## Task description
Copy out the data exactly, leaving the pictures behind.
··· Given records ···
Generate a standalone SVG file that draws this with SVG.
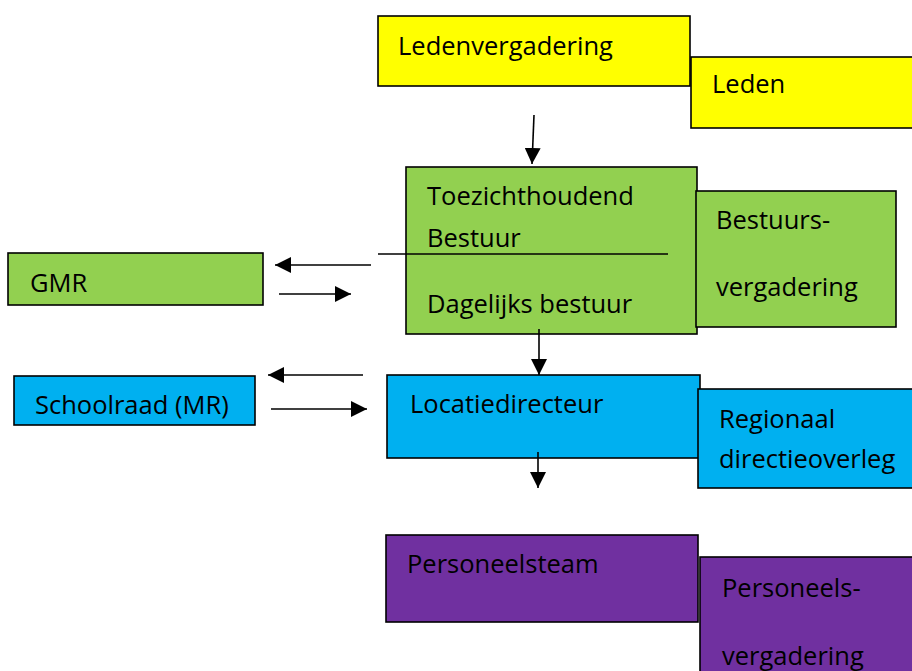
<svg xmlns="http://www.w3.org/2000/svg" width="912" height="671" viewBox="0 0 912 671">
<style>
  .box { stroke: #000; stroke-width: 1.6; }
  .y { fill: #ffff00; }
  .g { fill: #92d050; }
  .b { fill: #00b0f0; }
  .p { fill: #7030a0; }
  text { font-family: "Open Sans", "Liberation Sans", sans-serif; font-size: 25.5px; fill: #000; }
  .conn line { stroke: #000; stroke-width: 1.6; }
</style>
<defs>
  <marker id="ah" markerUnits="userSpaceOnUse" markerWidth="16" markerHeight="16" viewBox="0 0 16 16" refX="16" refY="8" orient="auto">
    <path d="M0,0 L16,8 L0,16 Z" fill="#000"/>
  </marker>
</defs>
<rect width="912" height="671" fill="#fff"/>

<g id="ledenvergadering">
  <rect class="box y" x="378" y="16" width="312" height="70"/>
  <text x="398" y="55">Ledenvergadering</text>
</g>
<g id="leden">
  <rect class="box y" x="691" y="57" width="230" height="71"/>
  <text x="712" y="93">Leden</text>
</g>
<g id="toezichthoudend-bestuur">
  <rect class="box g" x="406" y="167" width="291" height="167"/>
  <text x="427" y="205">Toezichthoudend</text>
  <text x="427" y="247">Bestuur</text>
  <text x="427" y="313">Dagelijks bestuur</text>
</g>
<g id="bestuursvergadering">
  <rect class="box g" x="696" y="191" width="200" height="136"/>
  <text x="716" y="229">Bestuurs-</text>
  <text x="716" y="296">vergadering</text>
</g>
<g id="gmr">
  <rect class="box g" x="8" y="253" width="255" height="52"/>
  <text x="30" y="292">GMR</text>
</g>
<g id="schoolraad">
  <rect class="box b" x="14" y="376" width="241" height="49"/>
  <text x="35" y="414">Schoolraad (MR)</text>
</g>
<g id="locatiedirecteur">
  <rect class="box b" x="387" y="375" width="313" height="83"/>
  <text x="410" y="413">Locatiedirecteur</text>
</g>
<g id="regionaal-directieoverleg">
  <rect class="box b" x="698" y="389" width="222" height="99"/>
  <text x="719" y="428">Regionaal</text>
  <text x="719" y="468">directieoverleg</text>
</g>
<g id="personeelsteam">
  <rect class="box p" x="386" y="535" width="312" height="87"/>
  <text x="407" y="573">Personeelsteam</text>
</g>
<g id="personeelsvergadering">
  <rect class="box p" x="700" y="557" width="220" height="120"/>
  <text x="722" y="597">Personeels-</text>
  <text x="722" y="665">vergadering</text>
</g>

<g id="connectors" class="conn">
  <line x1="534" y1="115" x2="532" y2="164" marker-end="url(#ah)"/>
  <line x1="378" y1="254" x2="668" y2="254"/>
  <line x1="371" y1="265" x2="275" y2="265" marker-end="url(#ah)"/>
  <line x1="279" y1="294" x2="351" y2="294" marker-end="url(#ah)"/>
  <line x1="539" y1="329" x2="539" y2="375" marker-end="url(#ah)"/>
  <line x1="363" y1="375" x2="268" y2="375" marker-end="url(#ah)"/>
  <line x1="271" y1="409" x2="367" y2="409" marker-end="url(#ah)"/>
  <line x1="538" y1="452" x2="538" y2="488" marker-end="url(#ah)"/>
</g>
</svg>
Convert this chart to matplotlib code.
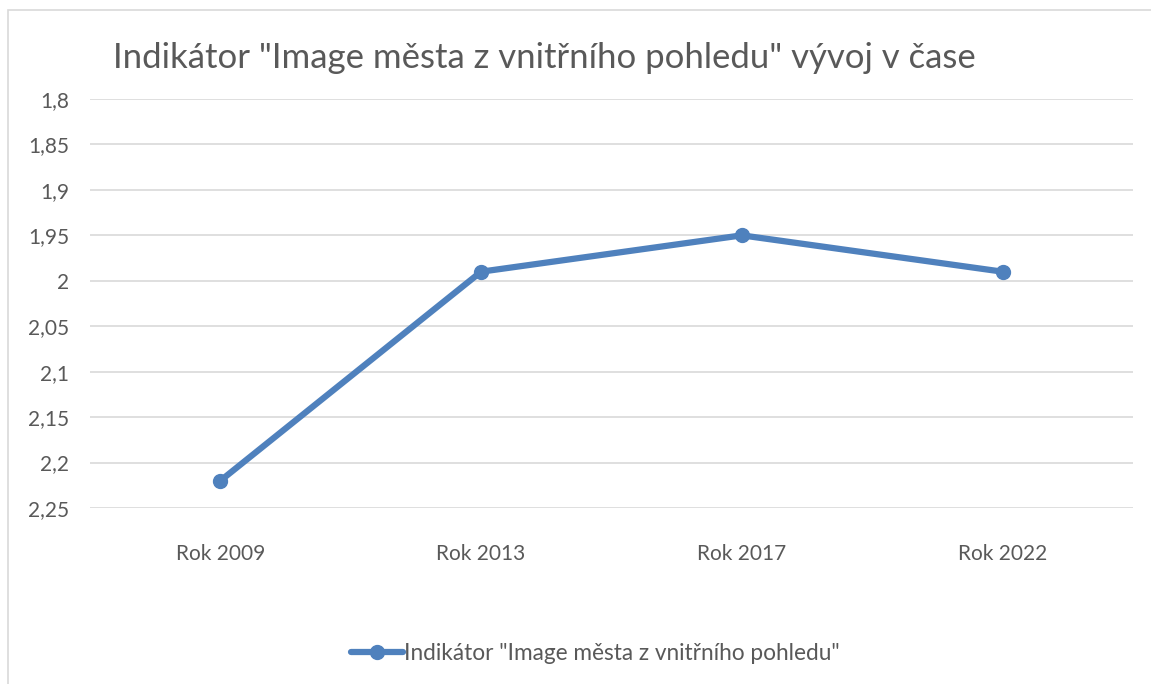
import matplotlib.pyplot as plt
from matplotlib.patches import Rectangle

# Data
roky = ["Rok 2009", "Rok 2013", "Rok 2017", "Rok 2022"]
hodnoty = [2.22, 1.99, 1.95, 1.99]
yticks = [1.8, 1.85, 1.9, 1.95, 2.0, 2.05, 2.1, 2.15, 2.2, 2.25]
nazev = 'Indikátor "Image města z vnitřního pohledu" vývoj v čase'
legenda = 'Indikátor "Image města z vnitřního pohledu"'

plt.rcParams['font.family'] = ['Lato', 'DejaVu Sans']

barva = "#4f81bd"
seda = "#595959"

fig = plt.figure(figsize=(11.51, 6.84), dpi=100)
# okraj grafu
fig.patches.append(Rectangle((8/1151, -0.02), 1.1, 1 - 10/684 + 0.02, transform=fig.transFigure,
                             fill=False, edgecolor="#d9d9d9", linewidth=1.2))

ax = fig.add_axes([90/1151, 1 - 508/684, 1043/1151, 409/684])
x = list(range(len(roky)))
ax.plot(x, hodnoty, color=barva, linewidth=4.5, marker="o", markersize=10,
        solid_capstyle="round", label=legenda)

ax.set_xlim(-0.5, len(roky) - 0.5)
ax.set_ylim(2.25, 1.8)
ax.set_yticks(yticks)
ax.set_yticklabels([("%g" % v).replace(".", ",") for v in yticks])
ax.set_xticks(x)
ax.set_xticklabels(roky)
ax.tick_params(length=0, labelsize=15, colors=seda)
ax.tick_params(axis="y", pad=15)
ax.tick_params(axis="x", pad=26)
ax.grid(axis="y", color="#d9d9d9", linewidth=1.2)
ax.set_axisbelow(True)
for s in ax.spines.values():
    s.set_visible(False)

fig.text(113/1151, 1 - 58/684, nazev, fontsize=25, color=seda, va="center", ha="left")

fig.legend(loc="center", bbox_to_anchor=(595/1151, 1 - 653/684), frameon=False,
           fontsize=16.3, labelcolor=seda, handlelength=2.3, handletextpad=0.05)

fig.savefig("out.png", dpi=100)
···
## Final answer
Generate a standalone SVG file that draws this with SVG.
<svg xmlns="http://www.w3.org/2000/svg" width="912" height="671" viewBox="0 0 912 671">
<style>
  .box { stroke: #000; stroke-width: 1.6; }
  .y { fill: #ffff00; }
  .g { fill: #92d050; }
  .b { fill: #00b0f0; }
  .p { fill: #7030a0; }
  text { font-family: "Open Sans", "Liberation Sans", sans-serif; font-size: 25.5px; fill: #000; }
  .conn line { stroke: #000; stroke-width: 1.6; }
</style>
<defs>
  <marker id="ah" markerUnits="userSpaceOnUse" markerWidth="16" markerHeight="16" viewBox="0 0 16 16" refX="16" refY="8" orient="auto">
    <path d="M0,0 L16,8 L0,16 Z" fill="#000"/>
  </marker>
</defs>
<rect width="912" height="671" fill="#fff"/>

<g id="ledenvergadering">
  <rect class="box y" x="378" y="16" width="312" height="70"/>
  <text x="398" y="55">Ledenvergadering</text>
</g>
<g id="leden">
  <rect class="box y" x="691" y="57" width="230" height="71"/>
  <text x="712" y="93">Leden</text>
</g>
<g id="toezichthoudend-bestuur">
  <rect class="box g" x="406" y="167" width="291" height="167"/>
  <text x="427" y="205">Toezichthoudend</text>
  <text x="427" y="247">Bestuur</text>
  <text x="427" y="313">Dagelijks bestuur</text>
</g>
<g id="bestuursvergadering">
  <rect class="box g" x="696" y="191" width="200" height="136"/>
  <text x="716" y="229">Bestuurs-</text>
  <text x="716" y="296">vergadering</text>
</g>
<g id="gmr">
  <rect class="box g" x="8" y="253" width="255" height="52"/>
  <text x="30" y="292">GMR</text>
</g>
<g id="schoolraad">
  <rect class="box b" x="14" y="376" width="241" height="49"/>
  <text x="35" y="414">Schoolraad (MR)</text>
</g>
<g id="locatiedirecteur">
  <rect class="box b" x="387" y="375" width="313" height="83"/>
  <text x="410" y="413">Locatiedirecteur</text>
</g>
<g id="regionaal-directieoverleg">
  <rect class="box b" x="698" y="389" width="222" height="99"/>
  <text x="719" y="428">Regionaal</text>
  <text x="719" y="468">directieoverleg</text>
</g>
<g id="personeelsteam">
  <rect class="box p" x="386" y="535" width="312" height="87"/>
  <text x="407" y="573">Personeelsteam</text>
</g>
<g id="personeelsvergadering">
  <rect class="box p" x="700" y="557" width="220" height="120"/>
  <text x="722" y="597">Personeels-</text>
  <text x="722" y="665">vergadering</text>
</g>

<g id="connectors" class="conn">
  <line x1="534" y1="115" x2="532" y2="164" marker-end="url(#ah)"/>
  <line x1="378" y1="254" x2="668" y2="254"/>
  <line x1="371" y1="265" x2="275" y2="265" marker-end="url(#ah)"/>
  <line x1="279" y1="294" x2="351" y2="294" marker-end="url(#ah)"/>
  <line x1="539" y1="329" x2="539" y2="375" marker-end="url(#ah)"/>
  <line x1="363" y1="375" x2="268" y2="375" marker-end="url(#ah)"/>
  <line x1="271" y1="409" x2="367" y2="409" marker-end="url(#ah)"/>
  <line x1="538" y1="452" x2="538" y2="488" marker-end="url(#ah)"/>
</g>
</svg>
Convert this chart to matplotlib code.
import matplotlib.pyplot as plt
from matplotlib.patches import Rectangle

# Data
roky = ["Rok 2009", "Rok 2013", "Rok 2017", "Rok 2022"]
hodnoty = [2.22, 1.99, 1.95, 1.99]
yticks = [1.8, 1.85, 1.9, 1.95, 2.0, 2.05, 2.1, 2.15, 2.2, 2.25]
nazev = 'Indikátor "Image města z vnitřního pohledu" vývoj v čase'
legenda = 'Indikátor "Image města z vnitřního pohledu"'

plt.rcParams['font.family'] = ['Lato', 'DejaVu Sans']

barva = "#4f81bd"
seda = "#595959"

fig = plt.figure(figsize=(11.51, 6.84), dpi=100)
# okraj grafu
fig.patches.append(Rectangle((8/1151, -0.02), 1.1, 1 - 10/684 + 0.02, transform=fig.transFigure,
                             fill=False, edgecolor="#d9d9d9", linewidth=1.2))

ax = fig.add_axes([90/1151, 1 - 508/684, 1043/1151, 409/684])
x = list(range(len(roky)))
ax.plot(x, hodnoty, color=barva, linewidth=4.5, marker="o", markersize=10,
        solid_capstyle="round", label=legenda)

ax.set_xlim(-0.5, len(roky) - 0.5)
ax.set_ylim(2.25, 1.8)
ax.set_yticks(yticks)
ax.set_yticklabels([("%g" % v).replace(".", ",") for v in yticks])
ax.set_xticks(x)
ax.set_xticklabels(roky)
ax.tick_params(length=0, labelsize=15, colors=seda)
ax.tick_params(axis="y", pad=15)
ax.tick_params(axis="x", pad=26)
ax.grid(axis="y", color="#d9d9d9", linewidth=1.2)
ax.set_axisbelow(True)
for s in ax.spines.values():
    s.set_visible(False)

fig.text(113/1151, 1 - 58/684, nazev, fontsize=25, color=seda, va="center", ha="left")

fig.legend(loc="center", bbox_to_anchor=(595/1151, 1 - 653/684), frameon=False,
           fontsize=16.3, labelcolor=seda, handlelength=2.3, handletextpad=0.05)

fig.savefig("out.png", dpi=100)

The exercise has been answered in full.